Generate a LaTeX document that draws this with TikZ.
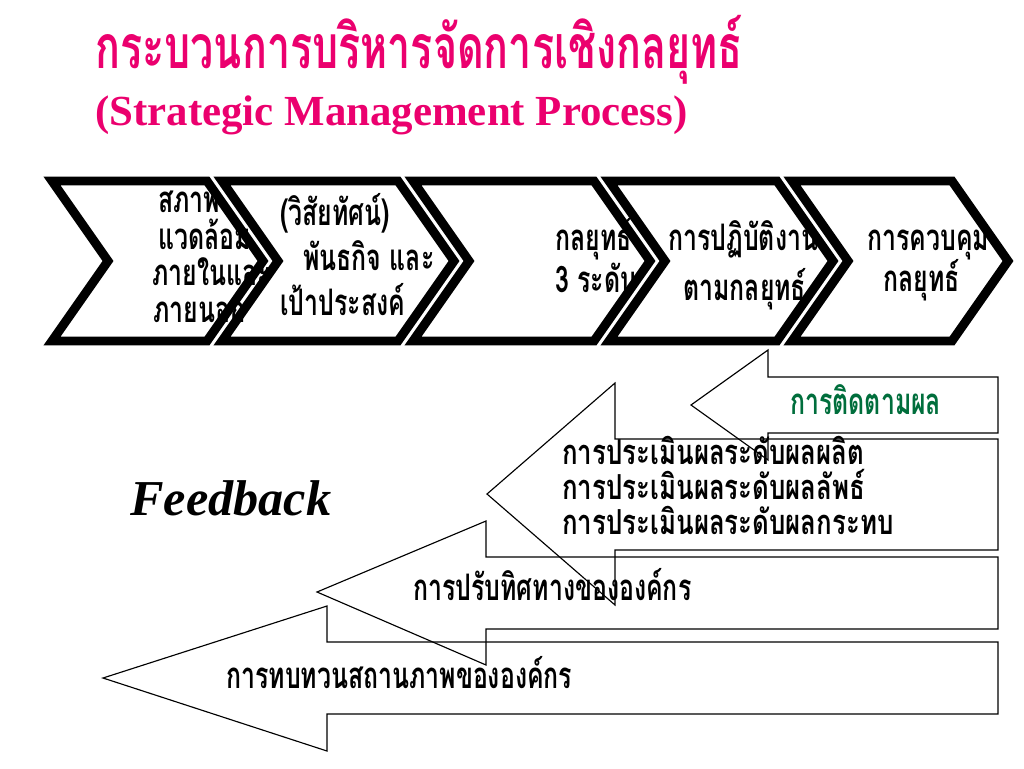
\documentclass[tikz,border=0pt]{standalone}
\usepackage{fontspec}
\setmainfont{Liberation Serif}
\newfontfamily\thaifont[Script=Thai,FakeStretch=0.68]{Loma}
\newfontfamily\evalfont[Script=Thai,FakeStretch=0.75]{Loma}
\definecolor{titlepink}{RGB}{235,0,110}
\definecolor{trackgreen}{RGB}{0,110,60}

\begin{document}
\begin{tikzpicture}[x=0.02cm, y=-0.02cm,
    chev/.style={line width=5.1pt, line join=miter},
    fback/.style={line width=0.65pt, line join=miter},
    thaitxt/.style={font=\thaifont\bfseries\fontsize{20.8pt}{24pt}\selectfont, anchor=base west, inner sep=0pt},
    evaltxt/.style={thaitxt, font=\evalfont\bfseries\fontsize{19.6pt}{23pt}\selectfont}]
        \useasboundingbox (0,0) rectangle (1024,768);

        % Title
        \node[font=\thaifont\bfseries\fontsize{34.5pt}{40pt}\selectfont, text=titlepink, anchor=base west, inner sep=0pt]
            (title) at (95,68) {กระบวนการบริหารจัดการเชิงกลยุทธ์};
        \node[font=\bfseries\fontsize{24.4pt}{29pt}\selectfont, text=titlepink, anchor=base west, inner sep=0pt]
            (subtitle) at (95,125) {(Strategic Management Process)};

        % Step texts
        \node[thaitxt] (env1) at (158,212) {สภาพ};
        \node[thaitxt] (env2) at (158,249) {แวดล้อม};
        \node[thaitxt] (env3) at (152,285) {ภายในและ};
        \node[thaitxt] (env4) at (153,322) {ภายนอก};
        \node[thaitxt] (vis1) at (280,225) {(วิสัยทัศน์)};
        \node[thaitxt] (vis2) at (303,270) {พันธกิจ และ};
        \node[thaitxt] (vis3) at (280,315) {เป้าประสงค์};
        \node[thaitxt] (strat1) at (555,250) {กลยุทธ์};
        \node[thaitxt] (strat2) at (555,292) {3 ระดับ};
        \node[thaitxt] (impl1) at (668,250) {การปฏิบัติงาน};
        \node[thaitxt] (impl2) at (683,300) {ตามกลยุทธ์};
        \node[thaitxt] (ctrl1) at (867,250) {การควบคุม};
        \node[thaitxt] (ctrl2) at (883,291) {กลยุทธ์};

        % Chevrons
        \draw[chev] (52,181) -- (207,181) -- (263,261) -- (207,341) -- (52,341) -- (108,261) -- cycle;
        \draw[chev] (222,181) -- (398,181) -- (454,261) -- (398,341) -- (222,341) -- (278,261) -- cycle;
        \draw[chev] (413,181) -- (594,181) -- (650,261) -- (594,341) -- (413,341) -- (469,261) -- cycle;
        \draw[chev] (609,181) -- (777,181) -- (833,261) -- (777,341) -- (609,341) -- (665,261) -- cycle;
        \draw[chev] (792,181) -- (952,181) -- (1008,261) -- (952,341) -- (792,341) -- (848,261) -- cycle;

        % Feedback arrows
        \draw[fback] (998,377) -- (768,377) -- (768,350) -- (691,405) -- (768,460) -- (768,433) -- (998,433) -- cycle;
        \draw[fback] (998,439) -- (615,439) -- (615,383) -- (487,494) -- (615,605) -- (615,550) -- (998,550) -- cycle;
        \draw[fback] (998,557) -- (486,557) -- (486,521) -- (317,592) -- (486,665) -- (486,629) -- (998,629) -- cycle;
        \draw[fback] (998,642) -- (327,642) -- (327,606) -- (103,678) -- (327,751) -- (327,714) -- (998,714) -- cycle;

        % Feedback texts
        \node[font=\bfseries\itshape\fontsize{28.6pt}{34pt}\selectfont, anchor=base west, inner sep=0pt]
            (feedback) at (130,515) {Feedback};
        \node[thaitxt, text=trackgreen] (track) at (790,414) {การติดตามผล};
        \node[evaltxt] (eval1) at (562,464) {การประเมินผลระดับผลผลิต};
        \node[evaltxt] (eval2) at (562,499) {การประเมินผลระดับผลลัพธ์};
        \node[evaltxt] (eval3) at (562,534) {การประเมินผลระดับผลกระทบ};
        \node[thaitxt] (adjust) at (413,600) {การปรับทิศทางขององค์กร};
        \node[thaitxt] (review) at (226,688) {การทบทวนสถานภาพขององค์กร};
      \end{tikzpicture}
\end{document}
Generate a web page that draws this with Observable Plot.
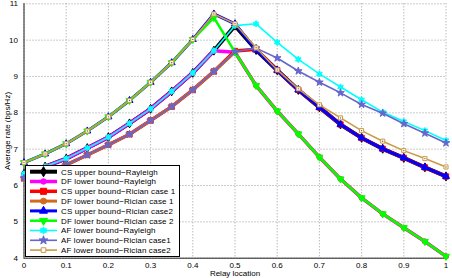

··········

WHAT THE TASK REQUIRES: Starting at the first line of the records above, set down each line exactly through the one that holds "(0,0) rectangle (1024,768);". Omit pictures.

SOLUTION FOR THIS PROBLEM:
Generate a LaTeX document that draws this with TikZ.
\documentclass[tikz,border=0pt]{standalone}
\usepackage{fontspec}
\setmainfont{Liberation Serif}
\newfontfamily\thaifont[Script=Thai,FakeStretch=0.68]{Loma}
\newfontfamily\evalfont[Script=Thai,FakeStretch=0.75]{Loma}
\definecolor{titlepink}{RGB}{235,0,110}
\definecolor{trackgreen}{RGB}{0,110,60}

\begin{document}
\begin{tikzpicture}[x=0.02cm, y=-0.02cm,
    chev/.style={line width=5.1pt, line join=miter},
    fback/.style={line width=0.65pt, line join=miter},
    thaitxt/.style={font=\thaifont\bfseries\fontsize{20.8pt}{24pt}\selectfont, anchor=base west, inner sep=0pt},
    evaltxt/.style={thaitxt, font=\evalfont\bfseries\fontsize{19.6pt}{23pt}\selectfont}]
        \useasboundingbox (0,0) rectangle (1024,768);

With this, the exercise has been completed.